Fish the Sixth was mussels in Pernod cream, sauteed with leek, fennel, red bell pepper. The last of the Hop On went into the cooking juice we of course devoured with spoons after. Don't ask me how, but I forgot to put a crusty loaf of bread on the shopping list, but we wisely remembered we had Alexia truffle fires in the freezer, so heated those up and suddenly it was moules and frites. Perfect with the mightily potent Gulden Draak Belgian ale we'd been hanging out to for evidently just such a Belgian occasion. We really did not do the Italians proud with our Fo7, I have to shamefully admit. But we ate well.

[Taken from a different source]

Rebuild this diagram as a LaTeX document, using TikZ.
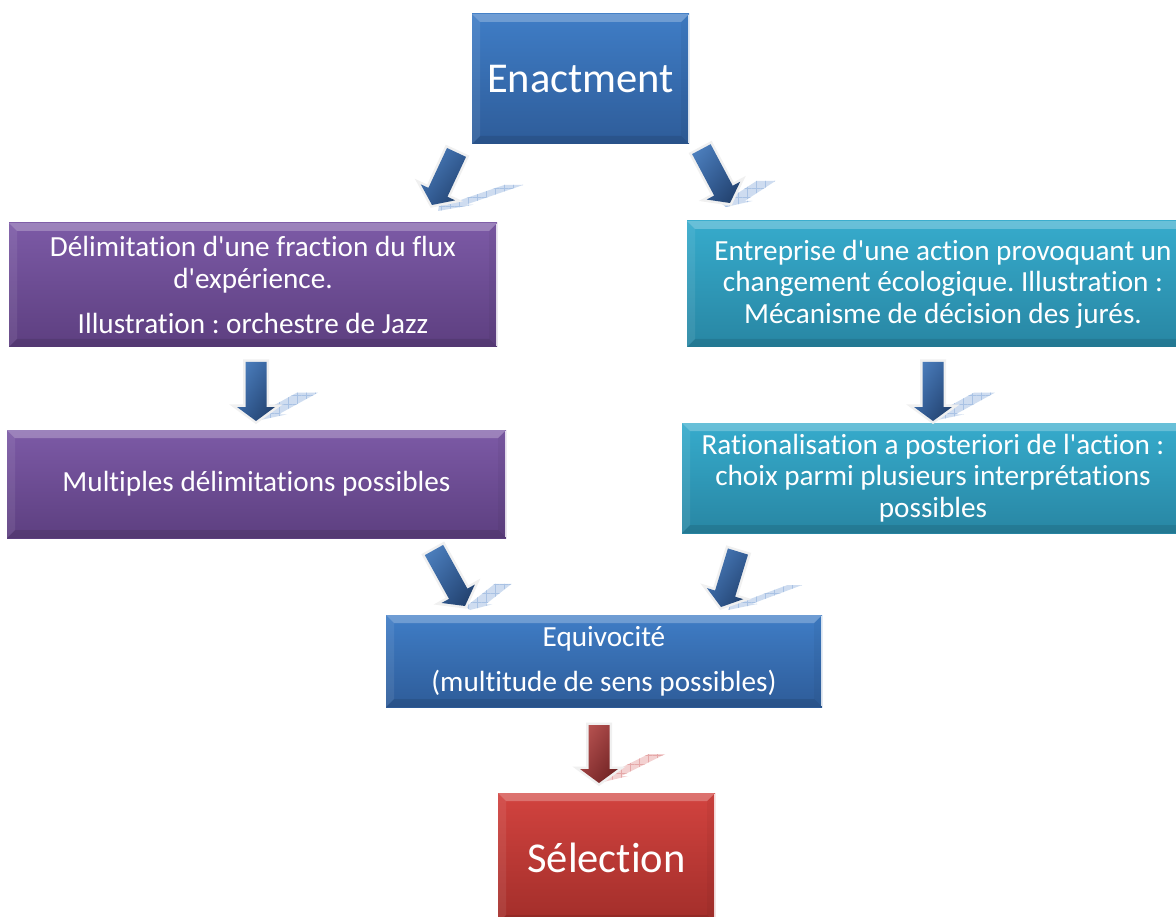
\documentclass[tikz,border=0pt]{standalone}
\usepackage{fontspec}
\setmainfont{Carlito}[Ligatures={NoCommon}]
\usetikzlibrary{calc,patterns.meta,shadings}
\pgfdeclarelayer{bg}
\pgfsetlayers{bg,main}

\definecolor{blueT}{HTML}{3F7DC6}
\definecolor{blueB}{HTML}{2E5C99}
\definecolor{purT}{HTML}{7C5AA6}
\definecolor{purB}{HTML}{5D3F80}
\definecolor{tealT}{HTML}{36ABCC}
\definecolor{tealB}{HTML}{2886A3}
\definecolor{redT}{HTML}{D2433F}
\definecolor{redB}{HTML}{A22E2A}
\definecolor{arL}{HTML}{5185C4}
\definecolor{arM}{HTML}{35609A}
\definecolor{arD}{HTML}{1E3A63}
\definecolor{arRL}{HTML}{C05956}
\definecolor{arRM}{HTML}{93393A}
\definecolor{arRD}{HTML}{661C1C}
\definecolor{shB}{HTML}{C6D7EE}
\definecolor{shBg}{HTML}{A9C2E4}
\definecolor{shR}{HTML}{F2CACA}
\definecolor{shRg}{HTML}{E5A8A8}

\tikzset{
  box/.style={rectangle, inner sep=0pt, outer sep=0pt, text=white, align=center,
    font=\fontsize{29.2}{31.5}\selectfont},
  bigtext/.style={font=\fontsize{42.5}{50}\selectfont},
  bluebox/.style={box, top color=blueT, bottom color=blueB},
  purbox/.style={box, top color=purT, bottom color=purB},
  tealbox/.style={box, top color=tealT, bottom color=tealB},
  redbox/.style={box, top color=redT, bottom color=redB},
  halo/.style={draw=black!6, line width=5pt, line join=miter},
  bluearrow/.style={upper left=arL, upper right=arM, lower left=arM, lower right=arD},
  redarrow/.style={upper left=arRL, upper right=arRM, lower left=arRM, lower right=arRD},
  blueshadow/.style={fill=shB, fill opacity=0.85},
  redshadow/.style={fill=shR, fill opacity=0.85},
  bluegrid/.style={pattern={Hatch[angle=0,distance=9pt,line width=0.4pt]}, pattern color=shBg},
  redgrid/.style={pattern={Hatch[angle=0,distance=9pt,line width=0.4pt]}, pattern color=shRg},
}

% arrow outline: tip at origin, pointing down (y grows downwards), length #1
\newcommand\arrshape[1]{(0,0) -- (-19,-14) -- (-10.5,-14) -- (-10.5,-#1) -- (10.5,-#1) -- (10.5,-14) -- (19,-14) -- cycle}

% #1 tip, #2 rotation, #3 length, #4 arrow style
\newcommand\blockarrow[4]{%
  \begin{scope}[shift={#1}, rotate=#2]
    \path[halo] \arrshape{#3};
    \shade[#4] \arrshape{#3};
  \end{scope}}

% #1 origin, #2 cm entries, #3 length, #4 fill style, #5 grid style
\newcommand\arrshadow[5]{%
  \begin{scope}[shift={#1}, cm={#2,(0,0)}]
    \path[#4] \arrshape{#3};
    \path[#5] \arrshape{#3};
  \end{scope}}

\newcommand\bevel[1]{%
  \fill[white,opacity=0.25] (#1.north west) -- (#1.north east) -- ($(#1.north east)+(-8,8)$) -- ($(#1.north west)+(8,8)$) -- cycle;
  \fill[white,opacity=0.08] (#1.north west) -- ($(#1.north west)+(8,8)$) -- ($(#1.south west)+(8,-8)$) -- (#1.south west) -- cycle;
  \fill[black,opacity=0.10] (#1.south west) -- ($(#1.south west)+(8,-8)$) -- ($(#1.south east)+(-8,-8)$) -- (#1.south east) -- cycle;
  \fill[black,opacity=0.04] (#1.north east) -- ($(#1.north east)+(-8,8)$) -- ($(#1.south east)+(-8,-8)$) -- (#1.south east) -- cycle;
  \draw[white,opacity=0.8,line width=1.5pt] ($(#1.north east)+(-0.75,1)$) -- ($(#1.south east)+(-0.75,-1)$);
}

\newcommand\boxshadow[1]{%
  \foreach \k in {0,...,4}{%
    \fill[black,opacity=0.07] ($(#1.north west)+(2-\k,3)$) rectangle ($(#1.south east)+(1+\k,2+\k)$);}}

\frenchspacing
\begin{document}
\begin{tikzpicture}[x=1pt,y=-1pt]
\useasboundingbox (0,0) rectangle (1176,917);
\clip (0,0) rectangle (1176,917);
\fill[white] (0,0) rectangle (1176,917);

% boxes
\node[bluebox, bigtext, minimum width=217pt, minimum height=130pt] (enact) at (580.5,79) {Enactment};
\node[purbox, minimum width=488pt, minimum height=124pt] (delim) at (253,285)
  {Délimitation d\textquotesingle une fraction du flux\\d\textquotesingle expérience.\\[13.5pt]Illustration : orchestre de Jazz};
\node[purbox, minimum width=499pt, minimum height=108pt] (multi) at (256.5,484)
  {Multiples délimitations possibles};
\node[tealbox, minimum width=512pt, minimum height=126pt] (entre) at (943,284)
  {Entreprise d\textquotesingle une action provoquant un\\changement écologique. Illustration :\\Mécanisme de décision des jurés.};
\node[tealbox, minimum width=502pt, minimum height=110pt] (ratio) at (933,478)
  {Rationalisation a posteriori de l\textquotesingle action :\\choix parmi plusieurs interprétations\\possibles};
\node[bluebox, minimum width=436pt, minimum height=92pt] (equiv) at (604,661)
  {Equivocité\\[13.5pt](multitude de sens possibles)};
\node[redbox, bigtext, minimum width=217pt, minimum height=130pt] (selec) at (606.5,858) {Sélection};

\foreach \n in {enact,delim,multi,entre,ratio,equiv,selec}{\bevel{\n}}

\begin{pgfonlayer}{bg}
  \foreach \n in {enact,delim,multi,entre,ratio,equiv,selec}{\boxshadow{\n}}
\end{pgfonlayer}

% arrow tips
\coordinate (t1) at (432,205);
\coordinate (t2) at (730,203);
\coordinate (t3) at (256,421);
\coordinate (t4) at (933,421);
\coordinate (t5) at (465,606);
\coordinate (t6) at (721,607);
\coordinate (t7) at (599,783);

% reflections
\arrshadow{(438,211)}{0.9,0,1.31,0.45}{58}{blueshadow}{bluegrid}
\arrshadow{(726,207)}{0.9,0,0.66,0.43}{61}{blueshadow}{bluegrid}
\arrshadow{(t3)}{1,0,0.87,0.48}{59}{blueshadow}{bluegrid}
\arrshadow{(t4)}{1,0,0.87,0.48}{59}{blueshadow}{bluegrid}
\arrshadow{(470,610)}{0.8,0,0.52,0.41}{64}{blueshadow}{bluegrid}
\arrshadow{(728,610)}{0.7,0,1.15,0.43}{58}{blueshadow}{bluegrid}
\arrshadow{(t7)}{0.8,0,1.0,0.5}{58}{redshadow}{redgrid}

% block arrows
\blockarrow{(t1)}{-25}{58}{bluearrow}
\blockarrow{(t2)}{28}{61}{bluearrow}
\blockarrow{(t3)}{0}{59}{bluearrow}
\blockarrow{(t4)}{0}{59}{bluearrow}
\blockarrow{(t5)}{29}{64}{bluearrow}
\blockarrow{(t6)}{-17}{58}{bluearrow}
\blockarrow{(t7)}{0}{58}{redarrow}
\end{tikzpicture}
\end{document}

So well that we threw in the towel for the day. (A beach towel, given all the fish.) Fish the Seventh waited for dinner the next night, a gorgeous filet of Coho salmon that we did in very much a throwback style, adapting a recipe from Beverly Gannon's Family-Style Meals at the Hali'imaile General Store. That's what she calls a take on dynamite scallops sauce for sushi, again with some Sriracha, scallion, Veganaise, miso, splash of veggie stock. It's a rich kick and keeps the baked fish marvelously moist. Alongside are coconut-green-curry green beans and jasmine rice given a bit of added flash with cilantro stems, fresh ginger, and a spritz of black sesame seeds and dried seaweed (we actually bought in Ireland--don't tell the Italians, or the Hawaiians...) atop, too. 

So we made it--seven fishes, four meals, two days. No apologies. Well, maybe only to the things that used to be a-sea but now are a part of me. I appreciate their tasty if unwilling sacrifice. And if we ever get to do this again with actual other people to feed too, there will be pasta.